▶ Short problem: In the material below, please retype the lines from the very first through the one with "-0.26, 0.38]", exactly and without pictures.

(Items from a data source)
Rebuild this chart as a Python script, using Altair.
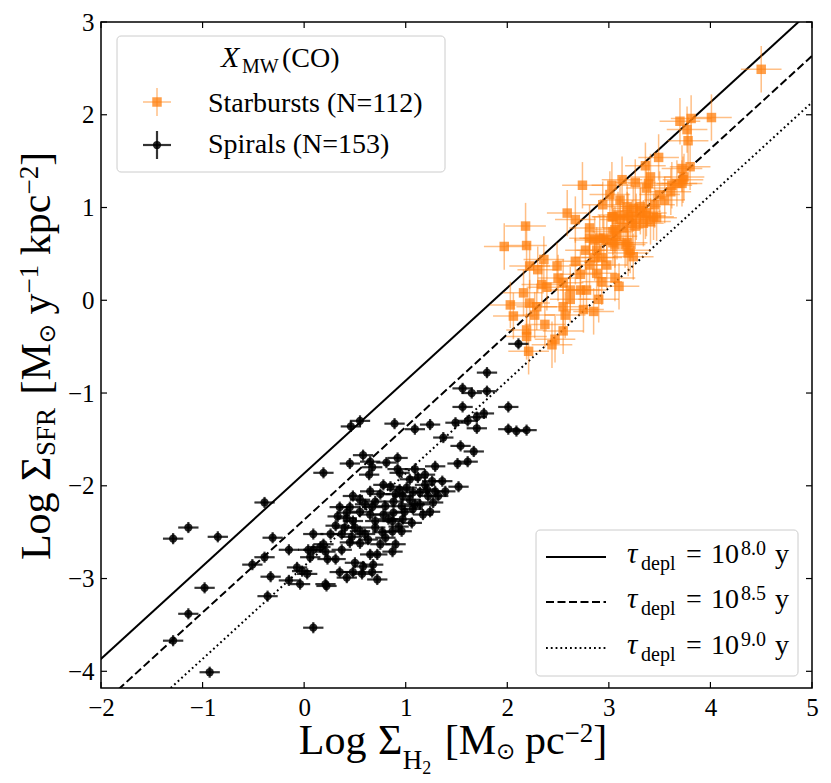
import math
import altair as alt
import pandas as pd

SERIF = "Liberation Serif"
SYMF = "DejaVu Sans"
ORANGE = "#ff7f0e"

# ---------------- data ----------------
SB_X = [4.50, 3.70, 3.81, 4.01, 3.77, 3.78, 3.49, 3.36, 3.72, 3.80,
        3.74, 3.72, 3.62, 3.61, 3.41, 3.39, 3.26, 3.37, 3.13, 3.03,
        2.74, 2.94, 2.59, 2.67, 2.18, 1.97, 2.19, 2.22, 2.36, 2.30,
        2.49, 2.67, 2.81, 2.81, 2.86, 2.95, 2.98, 3.04, 3.08, 3.03,
        3.09, 3.18, 3.24, 3.31, 3.18, 3.27, 3.37, 3.44, 3.47, 3.23,
        3.34, 3.41, 3.14, 3.26, 3.18, 3.21, 3.24, 3.06, 2.88, 2.86,
        2.93, 2.98, 2.88, 2.93, 3.06, 3.10, 2.50, 2.55, 2.34, 2.39,
        2.62, 2.72, 2.78, 2.16, 2.03, 2.22, 2.29, 2.55, 2.57, 2.75,
        2.85, 2.90, 2.06, 2.27, 2.19, 2.19, 2.55, 2.47, 2.44, 2.21,
        3.31, 3.19, 3.36, 3.04, 3.11, 3.06, 2.91, 3.04, 3.16, 3.19,
        3.67, 3.73, 3.50, 3.55, 3.45, 3.11, 3.01, 2.77, 2.72, 2.62,
        2.37, 2.81]
SB_Y = [2.49, 1.93, 1.96, 1.97, 1.84, 1.72, 1.54, 1.45, 1.42, 1.44,
        1.33, 1.26, 1.24, 1.17, 1.33, 1.26, 1.27, 1.21, 1.30, 1.24,
        1.24, 1.03, 0.94, 0.87, 0.80, 0.58, 0.59, 0.37, 0.44, 0.33,
        0.37, 0.42, 0.78, 0.67, 0.65, 0.67, 0.65, 0.74, 0.69, 0.90,
        0.92, 1.01, 0.99, 1.01, 0.92, 0.90, 0.94, 0.90, 0.89, 0.83,
        0.83, 0.85, 0.78, 0.80, 0.62, 0.54, 0.47, 0.60, 0.54, 0.46,
        0.46, 0.38, 0.29, 0.20, 0.24, 0.15, 0.24, 0.19, 0.17, 0.14,
        0.11, 0.11, 0.11, 0.08, -0.05, -0.03, -0.07, -0.07, -0.16, -0.10,
        -0.12, 0.01, -0.17, -0.16, -0.32, -0.39, -0.33, -0.42, -0.48, -0.55,
        0.96, 0.90, 0.91, 0.90, 0.87, 0.76, 0.67, 0.62, 0.60, 0.51,
        1.26, 1.30, 1.14, 1.08, 1.03, 1.08, 1.14, 0.54, 0.28, 0.01,
        -0.26, 0.38]

SP_X = [-1.29, -1.14, -0.85, -0.39, -0.98, -1.14, -1.29, -0.93, 0.09, 0.19,
        -0.31, -0.15, -0.39, -0.51, -0.36, -0.33, -0.15, -0.04, 0.22, -0.07,
        -0.02, 0.03, 0.09, 0.04, 0.09, 0.16, 0.06, 0.23, 0.31, 0.21,
        0.35, 0.42, 0.48, 0.57, 0.67, 0.72, 0.50, 0.58, 0.68, 0.65,
        0.72, 0.87, 0.19, 0.21, 0.37, 0.45, 0.55, 0.37, 0.47, 0.60,
        0.80, 0.31, 0.50, 0.55, 0.70, 0.77, 0.87, 0.96, 0.33, 0.42,
        0.48, 0.70, 0.87, 0.97, 1.06, 0.35, 0.45, 0.55, 0.65, 0.78,
        0.88, 0.99, 1.07, 1.17, 1.24, 0.42, 0.48, 0.55, 0.70, 0.80,
        0.88, 0.96, 1.27, 0.65, 0.78, 0.85, 1.04, 1.12, 1.01, 1.07,
        0.97, 1.04, 1.14, 1.26, 1.36, 1.29, 1.39, 1.52, 0.45, 0.58,
        0.65, 0.67, 0.64, 0.81, 0.92, 0.92, 0.94, 1.29, 1.51, 1.61,
        1.54, 1.67, 1.37, 1.09, 1.24, 0.89, 0.46, 0.55, 1.49, 1.61,
        1.70, 1.77, 1.70, 1.56, 2.01, 1.56, 1.65, 1.80, 1.80, 2.01,
        2.09, 2.19, 2.11, 1.19, 1.22, 1.32, 1.09, 0.94, 0.90, 0.75,
        0.60, 0.67, 0.83, 0.93, 1.14, 1.21, 1.09, 1.19, 0.40, 0.63,
        0.75, 0.90, 0.26]
SP_Y = [-2.57, -2.45, -2.55, -2.18, -3.10, -3.38, -3.67, -4.01, -3.53, -1.86,
        -2.56, -2.69, -2.77, -2.85, -3.19, -2.98, -3.02, -3.06, -3.08, -2.88,
        -2.92, -2.95, -2.52, -2.69, -2.69, -2.66, -2.77, -2.79, -2.79, -3.06,
        -2.93, -2.99, -2.93, -2.95, -2.93, -3.01, -2.83, -2.87, -2.85, -2.74,
        -2.74, -2.71, -2.63, -2.71, -2.69, -2.61, -2.62, -2.52, -2.55, -2.52,
        -2.56, -2.43, -2.45, -2.49, -2.45, -2.50, -2.49, -2.49, -2.33, -2.35,
        -2.38, -2.38, -2.38, -2.36, -2.40, -2.23, -2.23, -2.28, -2.31, -2.31,
        -2.29, -2.28, -2.25, -2.31, -2.28, -2.29, -2.11, -2.15, -2.17, -2.22,
        -2.17, -2.22, -2.18, -2.06, -1.99, -2.01, -1.93, -1.91, -2.02, -2.07,
        -2.11, -2.15, -2.07, -1.95, -1.95, -2.06, -2.06, -2.01, -1.76, -1.67,
        -1.74, -1.80, -1.88, -1.75, -1.70, -1.82, -1.86, -1.79, -1.76, -1.74,
        -1.57, -1.63, -1.48, -1.39, -1.34, -1.33, -1.36, -1.30, -1.32, -1.30,
        -1.26, -1.22, -1.38, -1.15, -1.15, -0.95, -1.00, -0.98, -0.78, -1.39,
        -1.41, -1.40, -0.47, -1.99, -2.11, -2.11, -2.20, -2.04, -2.09, -2.09,
        -2.20, -2.23, -2.36, -2.44, -2.20, -2.04, -1.82, -1.88, -2.45, -2.58,
        -2.63, -2.63, -2.52]

SB_XERR, SB_YERR = 0.20, 0.25
SP_XERR, SP_YERR = 0.10, 0.06

TAU_EXP = [8.0, 8.5, 9.0]
TAU_LABELS = ["8.0", "8.5", "9.0"]
LINE_X = [-2.5, 5.5]
XTICKS = list(range(-2, 6))
YTICKS = list(range(-4, 4))

# ---------------- layout ----------------
W, H = 711, 666
OX, OY = 101, 22   # page position of plot origin (8px page margin + padding)

xs = alt.Scale(domain=[-2, 5], nice=False, zero=False)
ys = alt.Scale(domain=[-4.18, 3], nice=False, zero=False)
common_axis = dict(tickSize=0, domain=False, grid=False, labelFont=SERIF,
                   labelFontSize=25, labelColor="black", labelPadding=7,
                   title=None, labelFlush=False, labelOverlap=False)
xaxis = alt.Axis(values=XTICKS, **common_axis)
yaxis = alt.Axis(values=YTICKS, **common_axis)

ONE = pd.DataFrame({"o": [0]})


def X(f):
    return alt.X(f, scale=xs, axis=xaxis)


def Y(f):
    return alt.Y(f, scale=ys, axis=yaxis)


def txt(s, px, py, size, font=SERIF, style="normal", angle=0):
    return alt.Chart(ONE).mark_text(
        text=s, font=font, fontSize=size, fontStyle=style, align="left",
        baseline="alphabetic", angle=angle, color="black"
    ).encode(x=alt.value(px - OX), y=alt.value(py - OY))


TIMES = {' ': 250, 'L': 611, 'o': 500, 'g': 500, 'Σ': 592, 'H': 722, '2': 500,
         '[': 333, 'M': 889, 'p': 500, 'c': 444, '−': 564, ']': 333, 'S': 556,
         'F': 556, 'R': 667, 'y': 500, '1': 500, 'k': 500}


def tw(s, size, font):
    if font == SYMF:
        return 0.838 * size * len(s)
    return sum(TIMES.get(c, 500) for c in s) * size / 1000.0


layers = []

# depletion-time lines
dashes = {8.0: None, 8.5: [8, 3.5], 9.0: [1.8, 3]}
for t in TAU_EXP:
    df = pd.DataFrame({"x": LINE_X,
                       "y": [x + 6 + math.log10(1.36) - t for x in LINE_X]})
    kw = dict(color="black", strokeWidth=2, clip=True)
    if dashes[t]:
        kw["strokeDash"] = dashes[t]
    layers.append(alt.Chart(df).mark_line(**kw).encode(x=X("x:Q"), y=Y("y:Q")))

# starbursts
sb = pd.DataFrame({"x": SB_X, "y": SB_Y})
sb["xlo"], sb["xhi"] = sb.x - SB_XERR, sb.x + SB_XERR
sb["ylo"], sb["yhi"] = sb.y - SB_YERR, sb.y + SB_YERR
layers.append(alt.Chart(sb).mark_rule(color=ORANGE, opacity=0.5, strokeWidth=1.5)
              .encode(x=X("xlo:Q"), x2="xhi:Q", y=Y("y:Q")))
layers.append(alt.Chart(sb).mark_rule(color=ORANGE, opacity=0.5, strokeWidth=1.5)
              .encode(x=X("x:Q"), y=Y("ylo:Q"), y2="yhi:Q"))
layers.append(alt.Chart(sb).mark_point(shape="square", filled=True, size=90,
                                       color=ORANGE, opacity=0.75, strokeWidth=0)
              .encode(x=X("x:Q"), y=Y("y:Q")))

# spirals
sp = pd.DataFrame({"x": SP_X, "y": SP_Y})
sp["xlo"], sp["xhi"] = sp.x - SP_XERR, sp.x + SP_XERR
sp["ylo"], sp["yhi"] = sp.y - SP_YERR, sp.y + SP_YERR
layers.append(alt.Chart(sp).mark_rule(color="black", opacity=0.8, strokeWidth=2.2)
              .encode(x=X("xlo:Q"), x2="xhi:Q", y=Y("y:Q")))
layers.append(alt.Chart(sp).mark_rule(color="black", opacity=0.8, strokeWidth=2.2)
              .encode(x=X("x:Q"), y=Y("ylo:Q"), y2="yhi:Q"))
layers.append(alt.Chart(sp).mark_point(shape="circle", filled=True, size=68,
                                       color="black", opacity=0.85, strokeWidth=0)
              .encode(x=X("x:Q"), y=Y("y:Q")))

# inward ticks on all four sides
xt = pd.DataFrame({"v": XTICKS})
yt = pd.DataFrame({"v": YTICKS})
tk = dict(color="black", strokeWidth=1.2)
layers.append(alt.Chart(xt).mark_rule(**tk).encode(x=X("v:Q"), y=alt.value(H), y2=alt.value(H - 6)))
layers.append(alt.Chart(xt).mark_rule(**tk).encode(x=X("v:Q"), y=alt.value(0), y2=alt.value(6)))
layers.append(alt.Chart(yt).mark_rule(**tk).encode(y=Y("v:Q"), x=alt.value(0), x2=alt.value(6)))
layers.append(alt.Chart(yt).mark_rule(**tk).encode(y=Y("v:Q"), x=alt.value(W), x2=alt.value(W - 6)))

# ---------------- legend 1 (top-left) ----------------
box = dict(fill="white", fillOpacity=0.8, stroke="#cccccc", strokeWidth=1, cornerRadius=4)
layers.append(alt.Chart(ONE).mark_rect(**box).encode(
    x=alt.value(117 - OX), x2=alt.value(445 - OX), y=alt.value(36 - OY), y2=alt.value(172 - OY)))
layers.append(txt("X", 221, 67, 30, style="italic"))
layers.append(txt("MW", 242, 73, 20))
layers.append(txt("(CO)", 282, 67, 28))
for (mx, my, col, shape, sz, op, eop, ew, label, tb) in [
        (157, 102, ORANGE, "square", 90, 0.75, 0.5, 1.5, "Starbursts (N=112)", 112),
        (157, 145, "black", "circle", 68, 0.85, 0.8, 2.2, "Spirals (N=153)", 153)]:
    layers.append(alt.Chart(ONE).mark_rule(color=col, opacity=eop, strokeWidth=ew).encode(
        x=alt.value(mx - 14 - OX), x2=alt.value(mx + 14 - OX), y=alt.value(my - OY)))
    layers.append(alt.Chart(ONE).mark_rule(color=col, opacity=eop, strokeWidth=ew).encode(
        x=alt.value(mx - OX), y=alt.value(my - 14 - OY), y2=alt.value(my + 14 - OY)))
    layers.append(alt.Chart(ONE).mark_point(shape=shape, filled=True, size=sz, color=col,
                                            opacity=op, strokeWidth=0).encode(
        x=alt.value(mx - OX), y=alt.value(my - OY)))
    layers.append(txt(label, 208, tb, 28))

# ---------------- legend 2 (bottom-right) ----------------
layers.append(alt.Chart(ONE).mark_rect(**box).encode(
    x=alt.value(536 - OX), x2=alt.value(798 - OX), y=alt.value(530 - OY), y2=alt.value(676 - OY)))
for i, t in enumerate(TAU_EXP):
    ly = [557, 602, 648][i]
    b = [563, 608, 653.5][i]
    kw = dict(color="black", strokeWidth=2)
    if dashes[t]:
        kw["strokeDash"] = dashes[t]
    layers.append(alt.Chart(ONE).mark_rule(**kw).encode(
        x=alt.value(546 - OX), x2=alt.value(606 - OX), y=alt.value(ly - OY)))
    layers.append(txt("τ", 627, b, 29, style="italic"))
    layers.append(txt("depl", 641, b + 7, 20))
    layers.append(txt("=", 686, b, 28))
    layers.append(txt("10", 711, b, 28))
    layers.append(txt(TAU_LABELS[i], 741, b - 8, 20))
    layers.append(txt("y", 775, b, 28))

# ---------------- axis titles built from pieces ----------------
MAIN, SUB, SUBSUB, SUP, SYM = 42, 27, 18, 27, 23
xt_pieces = [("Log", MAIN, 0, SERIF, 0), ("Σ", MAIN, 0, SERIF, 11.5),
             ("H", SUB, 15, SERIF, 0), ("2", SUBSUB, 20, SERIF, 0),
             ("[M", MAIN, 0, SERIF, 13.5), ("⊙", SYM, 5, SYMF, 0),
             ("pc", MAIN, 0, SERIF, 9.5), ("−2", SUP, -12, SERIF, 0),
             ("]", MAIN, 0, SERIF, 0)]
total = sum(tw(s, z, f) + g for s, z, _, f, g in xt_pieces)
cx = 453 - total / 2
for s, z, sh, f, g in xt_pieces:
    cx += g
    layers.append(txt(s, cx, 754 + sh, z, font=f))
    cx += tw(s, z, f)

yt_pieces = [("Log", MAIN, 0, SERIF, 0), ("Σ", MAIN, 0, SERIF, 11.5),
             ("SFR", SUB, 5, SERIF, 0),
             ("[M", MAIN, 0, SERIF, 13.5), ("⊙", SYM, 5, SYMF, 0),
             ("y", MAIN, 0, SERIF, 9.5), ("−1", SUP, -12, SERIF, 0),
             ("kpc", MAIN, 0, SERIF, 9.5), ("−2", SUP, -12, SERIF, 0),
             ("]", MAIN, 0, SERIF, 0)]
total = sum(tw(s, z, f) + g for s, z, _, f, g in yt_pieces)
cy = 356 + total / 2
for s, z, sh, f, g in yt_pieces:
    cy -= g
    layers.append(txt(s, 50 + sh, cy, z, font=f, angle=270))
    cy -= tw(s, z, f)

chart = alt.layer(*layers).properties(
    width=W, height=H,
    padding={"left": OX - 8, "top": OY - 8, "right": 10, "bottom": 90},
    autosize=alt.AutoSizeParams(type="none"),
).configure_view(stroke="black", strokeWidth=1.5)

chart.save("out.html", embed_options={"renderer": "svg", "actions": False})
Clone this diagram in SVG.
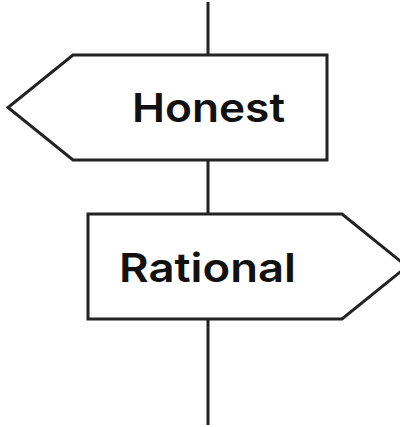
<svg xmlns="http://www.w3.org/2000/svg" width="400" height="427" viewBox="0 0 400 427">
<style>
.s{fill:#fff;stroke:#232323;stroke-width:3;stroke-linejoin:miter}
.t{font-family:Inter,"Noto Sans",sans-serif;font-weight:600;font-size:40px;fill:#111}
</style>
<rect width="400" height="427" fill="#fff"/>
<g id="connectors">
<line x1="208" y1="2" x2="208" y2="425" stroke="#232323" stroke-width="3"/>
</g>
<g id="honest">
<polygon class="s" points="73,55 327,55 327,160 73,160 8,107.5"/>
<text class="t" x="132" y="122" textLength="153" lengthAdjust="spacingAndGlyphs">Honest</text>
</g>
<g id="rational">
<polygon class="s" points="88,214 342,214 407,266.5 342,319 88,319"/>
<text class="t" x="119" y="282" textLength="177" lengthAdjust="spacingAndGlyphs">Rational</text>
</g>
</svg>
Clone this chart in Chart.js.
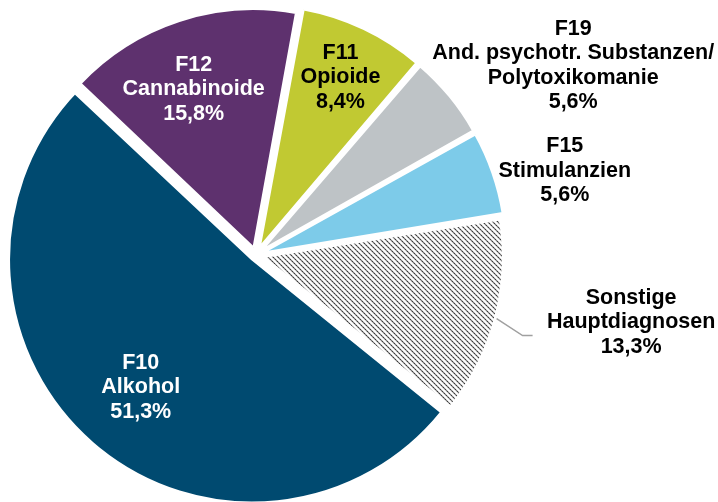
<!DOCTYPE html>
<html>
<head>
<meta charset="utf-8">
<script src="https://cdn.jsdelivr.net/npm/chart.js@4.4.1/dist/chart.umd.min.js"></script>
<style>
  html, body { margin: 0; padding: 0; background: #fff; }
  #wrap { width: 718px; height: 502px; }
</style>
</head>
<body>
<div id="wrap"><canvas id="pie" width="718" height="502"></canvas></div>
<script>
// slices, clockwise from just right of 12 o'clock
const codes = ['F11', 'F19', 'F15', '', 'F10', 'F12'];
const names = [
    ['Opioide'],
    ['And. psychotr. Substanzen/', 'Polytoxikomanie'],
    ['Stimulanzien'],
    ['Sonstige', 'Hauptdiagnosen'],
    ['Alkohol'],
    ['Cannabinoide']
];
const shares = [8.4, 5.6, 5.6, 13.3, 51.3, 15.8];

// dotted diagonal hatch for "Sonstige"
function hatch() {
    const c = document.createElement('canvas');
    c.width = 10; c.height = 10;
    const g = c.getContext('2d');
    g.fillStyle = '#fff';
    g.fillRect(0, 0, 10, 10);
    for (let i = 0; i < 10; i++) {
        g.fillStyle = '#c4c4c4';
        g.fillRect((i + 1) % 10, i, 1, 1);
        g.fillRect((i + 6) % 10, i, 1, 1);
        g.fillStyle = i % 2 ? '#000' : '#4a4a4a';
        g.fillRect(i, i, 1, 1);
        g.fillRect((i + 5) % 10, i, 1, 1);
    }
    return g.createPattern(c, 'repeat');
}

const fills = ['#C1C932', '#BEC3C6', '#7DCBE9', hatch(), '#004A70', '#5E316E'];
// label placement: k = fraction of radius along mid angle, then a nudge
const place = [
    { k: 0.83, dx: 0, dy: 0, color: '#000' },
    { k: 1.0, dx: 134, dy: -39, color: '#000' },
    { k: 1.0, dx: 85, dy: -6, color: '#000' },
    { k: 1.0, dx: 146, dy: 7, color: '#000' },
    { k: 0.74, dx: 0, dy: 0, color: '#fff' },
    { k: 0.75, dx: -7, dy: 3, color: '#fff' }
];

const sliceLabels = {
    id: 'sliceLabels',
    afterDatasetsDraw(chart) {
        const ctx = chart.ctx;
        const arcs = chart.getDatasetMeta(0).data;
        ctx.save();
        ctx.font = 'bold 21.5px "Liberation Sans", Arial, sans-serif';
        ctx.textAlign = 'center';
        ctx.textBaseline = 'middle';
        arcs.forEach((arc, i) => {
            const mid = (arc.startAngle + arc.endAngle) / 2;
            const r = arc.outerRadius;
            const p = place[i];
            const x = arc.x + Math.cos(mid) * r * p.k + p.dx;
            const y = arc.y + Math.sin(mid) * r * p.k + p.dy;
            const lines = [];
            if (codes[i]) lines.push(codes[i]);
            names[i].forEach(n => lines.push(n));
            lines.push(shares[i].toFixed(1).replace('.', ',') + '%');
            const lh = 24.5;
            const top = y - (lines.length - 1) * lh / 2;
            ctx.fillStyle = p.color;
            lines.forEach((t, j) => ctx.fillText(t, x, top + j * lh));
            if (i === 3) {
                // leader line for the hatched slice
                const sx = arc.x + Math.cos(mid) * r * 1.05;
                const sy = arc.y + Math.sin(mid) * r * 1.05;
                ctx.strokeStyle = '#A0A0A0';
                ctx.lineWidth = 1.5;
                ctx.beginPath();
                ctx.moveTo(sx, sy);
                ctx.lineTo(sx + 26, sy + 17);
                ctx.lineTo(sx + 36, sy + 17);
                ctx.stroke();
            }
        });
        ctx.restore();
    }
};

new Chart(document.getElementById('pie'), {
    type: 'pie',
    data: {
        labels: codes.map((c, i) => (c ? c + ' ' : '') + names[i].join(' ')),
        datasets: [{
            data: shares,
            backgroundColor: fills,
            borderColor: '#fff',
            borderWidth: 2,
            offset: [36, 32, 32, 32, 24, 32],
            clip: false
        }]
    },
    options: {
        responsive: false,
        animation: false,
        events: [],
        rotation: 10.3,
        radius: 237,
        layout: { padding: { left: 0, right: 206, top: 8, bottom: 0 } },
        plugins: {
            legend: { display: false },
            tooltip: { enabled: false }
        }
    },
    plugins: [sliceLabels]
});
</script>
</body>
</html>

▶ Solution to the exercise:
Rebuild this chart as a Python script, using Altair.
import math
import altair as alt
import pandas as pd

SERIF = "Liberation Serif"
SYMF = "DejaVu Sans"
ORANGE = "#ff7f0e"

# ---------------- data ----------------
SB_X = [4.50, 3.70, 3.81, 4.01, 3.77, 3.78, 3.49, 3.36, 3.72, 3.80,
        3.74, 3.72, 3.62, 3.61, 3.41, 3.39, 3.26, 3.37, 3.13, 3.03,
        2.74, 2.94, 2.59, 2.67, 2.18, 1.97, 2.19, 2.22, 2.36, 2.30,
        2.49, 2.67, 2.81, 2.81, 2.86, 2.95, 2.98, 3.04, 3.08, 3.03,
        3.09, 3.18, 3.24, 3.31, 3.18, 3.27, 3.37, 3.44, 3.47, 3.23,
        3.34, 3.41, 3.14, 3.26, 3.18, 3.21, 3.24, 3.06, 2.88, 2.86,
        2.93, 2.98, 2.88, 2.93, 3.06, 3.10, 2.50, 2.55, 2.34, 2.39,
        2.62, 2.72, 2.78, 2.16, 2.03, 2.22, 2.29, 2.55, 2.57, 2.75,
        2.85, 2.90, 2.06, 2.27, 2.19, 2.19, 2.55, 2.47, 2.44, 2.21,
        3.31, 3.19, 3.36, 3.04, 3.11, 3.06, 2.91, 3.04, 3.16, 3.19,
        3.67, 3.73, 3.50, 3.55, 3.45, 3.11, 3.01, 2.77, 2.72, 2.62,
        2.37, 2.81]
SB_Y = [2.49, 1.93, 1.96, 1.97, 1.84, 1.72, 1.54, 1.45, 1.42, 1.44,
        1.33, 1.26, 1.24, 1.17, 1.33, 1.26, 1.27, 1.21, 1.30, 1.24,
        1.24, 1.03, 0.94, 0.87, 0.80, 0.58, 0.59, 0.37, 0.44, 0.33,
        0.37, 0.42, 0.78, 0.67, 0.65, 0.67, 0.65, 0.74, 0.69, 0.90,
        0.92, 1.01, 0.99, 1.01, 0.92, 0.90, 0.94, 0.90, 0.89, 0.83,
        0.83, 0.85, 0.78, 0.80, 0.62, 0.54, 0.47, 0.60, 0.54, 0.46,
        0.46, 0.38, 0.29, 0.20, 0.24, 0.15, 0.24, 0.19, 0.17, 0.14,
        0.11, 0.11, 0.11, 0.08, -0.05, -0.03, -0.07, -0.07, -0.16, -0.10,
        -0.12, 0.01, -0.17, -0.16, -0.32, -0.39, -0.33, -0.42, -0.48, -0.55,
        0.96, 0.90, 0.91, 0.90, 0.87, 0.76, 0.67, 0.62, 0.60, 0.51,
        1.26, 1.30, 1.14, 1.08, 1.03, 1.08, 1.14, 0.54, 0.28, 0.01,
        -0.26, 0.38]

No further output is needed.